"Was?! Du kennst das nicht? Sekunde, ich such' dir das mal raus." Und schon öffnet sich die Plattenkiste. Wer kennt diesen Moment nicht? Man redet über Musik und auf einmal fällt ein Name – egal ob von einem Song, einem Künstler oder einem Album – mit dem man nicht so recht etwas anzufangen weiß. Und plötzlich hagelt es Lobpreisungen, Hasstiraden oder Anekdoten. Gerade dann, wenn der Gesprächspartner ins Schwärmen verfällt und offen zeigt, dass ihm das Thema wichtig ist, bittet man nicht allzu selten um eine Kostprobe. Die Musik setzt ein und es beginnt, was der Person so sehr am Herzen zu liegen scheint. In diesem Fall – was uns so sehr am Herzen liegt: Ein Auszug aus der Musik, mit der wir etwas verbinden, die wir feiern, die uns berührt. Ein Griff in unsere Plattenkiste eben.
"Es ist 1996" – und ich habe einen Ohrwurm. Mit "Außen Top Hits, innen Geschmack" führen Fettes Brot den einzigartigen Style des Debütalbums "Auf einem Auge blöd" fort und heben diesen sogar auf ein neues Level. Der Titel des Albums könnte nicht treffender sein: "Jein" überschattet zwar die übrigen Tracks, aber im Inneren der Platte entfaltet sich erst die vollständige Geschmacksexplosion der Brote.
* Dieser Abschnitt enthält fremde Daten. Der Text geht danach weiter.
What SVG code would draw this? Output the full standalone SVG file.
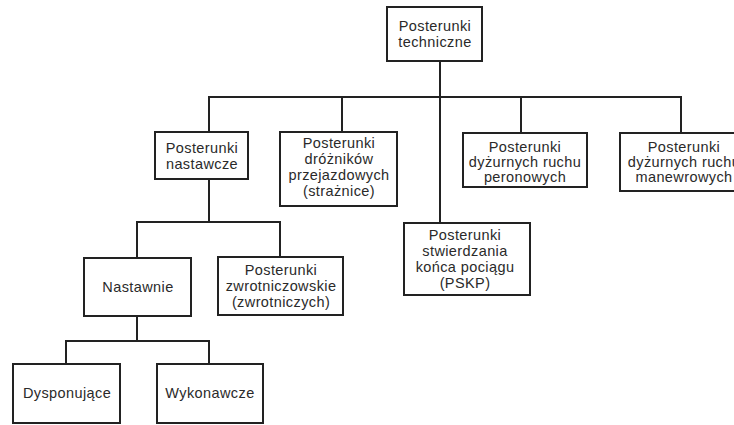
<svg xmlns="http://www.w3.org/2000/svg" width="734" height="425" viewBox="0 0 734 425">
<style>
.box{fill:#fff;stroke:#222;stroke-width:2}
.t{font-family:"Liberation Sans",Arial,sans-serif;font-size:14.5px;letter-spacing:0.4px;fill:#2a2a2a;text-anchor:middle}
.c{fill:none;stroke:#222;stroke-width:2}
</style>
<rect width="734" height="425" fill="#fff"/>
<g id="connectors">
<path class="c" d="M440 61V223"/>
<path class="c" d="M209 132V97H681V133"/>
<path class="c" d="M342 97V132"/>
<path class="c" d="M521 97V133"/>
<path class="c" d="M209 179V222"/>
<path class="c" d="M137 258V222H280V257"/>
<path class="c" d="M137 316V341"/>
<path class="c" d="M66 364V341H209V364"/>
</g>
<g id="n-techniczne">
<rect class="box" x="387" y="7" width="95" height="54"/>
<text class="t" x="435" y="31">Posterunki</text>
<text class="t" x="435" y="47">techniczne</text>
</g>
<g id="n-nastawcze">
<rect class="box" x="155" y="132" width="93" height="47"/>
<text class="t" x="202" y="153">Posterunki</text>
<text class="t" x="202" y="169">nastawcze</text>
</g>
<g id="n-drozniki">
<rect class="box" x="280" y="132" width="117" height="74"/>
<text class="t" x="339" y="148">Posterunki</text>
<text class="t" x="339" y="164">dróżników</text>
<text class="t" x="339" y="180">przejazdowych</text>
<text class="t" x="339" y="196">(strażnice)</text>
</g>
<g id="n-peronowe">
<rect class="box" x="463" y="133" width="124" height="54"/>
<text class="t" x="525" y="152">Posterunki</text>
<text class="t" x="525" y="167">dyżurnych ruchu</text>
<text class="t" x="525" y="182">peronowych</text>
</g>
<g id="n-manewrowe">
<rect class="box" x="620" y="133" width="128" height="58"/>
<text class="t" x="684" y="152">Posterunki</text>
<text class="t" x="684" y="167">dyżurnych ruchu</text>
<text class="t" x="684" y="182">manewrowych</text>
</g>
<g id="n-pskp">
<rect class="box" x="404" y="223" width="126" height="72"/>
<text class="t" x="465" y="240">Posterunki</text>
<text class="t" x="465" y="256">stwierdzania</text>
<text class="t" x="465" y="272">końca pociągu</text>
<text class="t" x="465" y="288">(PSKP)</text>
</g>
<g id="n-nastawnie">
<rect class="box" x="84" y="258" width="107" height="58"/>
<text class="t" x="138" y="292">Nastawnie</text>
</g>
<g id="n-zwrotniczowskie">
<rect class="box" x="218" y="257" width="125" height="58"/>
<text class="t" x="281" y="275">Posterunki</text>
<text class="t" x="281" y="291">zwrotniczowskie</text>
<text class="t" x="281" y="307">(zwrotniczych)</text>
</g>
<g id="n-dysponujace">
<rect class="box" x="13" y="364" width="107" height="59"/>
<text class="t" x="67" y="398">Dysponujące</text>
</g>
<g id="n-wykonawcze">
<rect class="box" x="157" y="364" width="106" height="59"/>
<text class="t" x="210" y="398">Wykonawcze</text>
</g>
</svg>
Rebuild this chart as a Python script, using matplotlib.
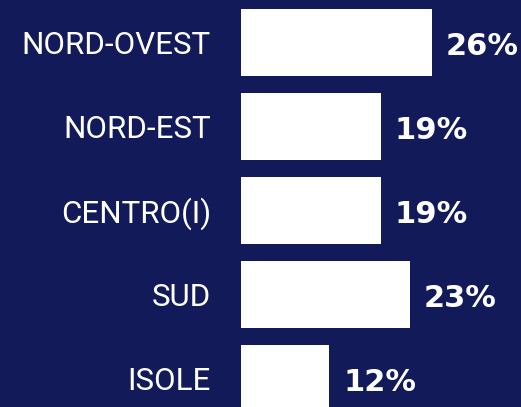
import matplotlib
matplotlib.use("Agg")
import matplotlib.pyplot as plt

# data
regions = ["NORD-OVEST", "NORD-EST", "CENTRO(I)", "SUD", "ISOLE"]
shares = [26, 19, 19, 23, 12]

bg = "#121a5a"

fig = plt.figure(figsize=(5.21, 4.07), dpi=100, facecolor=bg)
ax = fig.add_axes([0, 0, 1, 1])
ax.set_facecolor(bg)

ypos = list(range(len(regions)))
ax.barh(ypos, shares, height=0.8, color="white")

# 7.35 px per percent point, bars start at x=241 px
ax.set_xlim(-241 / 7.35, (521 - 241) / 7.35)
ax.set_ylim((407 - 42.5) / 84, -42.5 / 84)

for y, name, v in zip(ypos, regions, shares):
    ax.annotate(name, (0, y), xytext=(-30, -3), textcoords="offset pixels",
                ha="right", va="center", color="white", fontsize=22.5,
                family="Roboto", fontweight="normal")
    ax.annotate(f"{v}%", (v, y), xytext=(14, -4), textcoords="offset pixels",
                ha="left", va="center", color="white", fontsize=22,
                family="DejaVu Sans", fontweight="bold")

ax.axis("off")
fig.savefig("out.png", dpi=100, facecolor=bg)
Wer sich für perfekte Storyteller interessiert, ist hier an der richtigen Adresse. Egal, ob die drei MCs sich über die "perfekte" Beziehung von "Supermann und Mondgesicht" belustigen oder König Boris vom schlimmsten Tag seines Lebens mit seinen immer wiederkehrenden Feinden – den Silberfischen – erzählt. Die Storys sind stets mit einem Augenzwinkern versehen, schließlich sind Boris, Björn und Martin für ihren humoristischen Ansatz mit witzigen Wortspielen bekannt. Diese Kombi findet unter anderem auf "…und ich geh nicht zum Arzt" mit Arme Ritter ihren Platz. Mit Zeilen wie "Ich liebe an mir jeden Fitzel Putenschnitzel, den ich mir aus meinen Zahnzwischenräumen rauskitzel'" flowt Dokter Renz locker über den Kopfnicker-Beat und lässt mich bei jedem Hören aufs Neue darüber lachen. Die Blödelrap-Erfinder befassen sich aber auch mit ernsten Themen. "In ist" ist unter anderem eine eiskalte Abrechnung mit der Musikindustrie, die sich ihren Geschmack von Hypes und Trends diktieren lässt und lediglich ans große Geld denkt – ein Thema, das kaum aktueller sein könnte, blickt man in die hiesige Playlist-Landschaft. Noch ehrlicher wird es mit "Kleines Kind": "Noch einmal das Wissen, ich bin nicht schuld dran." Der melancholische Track beschreibt den ewigen Wunsch, wieder ein unbekümmertes Kind zu sein – fernab von Alltagsstress und depressiven Episoden. Insgesamt bilden alle Songs der LP eine perfekte Einheit, nicht zuletzt, weil sie von den Broten überwiegend selbst produziert wurden.
Ich, als "Mikrokosmonaut", der Star Wars genauso liebt wie Björn Beton, verpasse mir mit diesem Album gerne mal eine "Schocktherapie". Wie effektiv diese ist, "werden wir dann mal sehen". Aber egal, denn seit spätestens 1996 ist klar: "In der Not ist Fettes Brot dein Rettungsboot."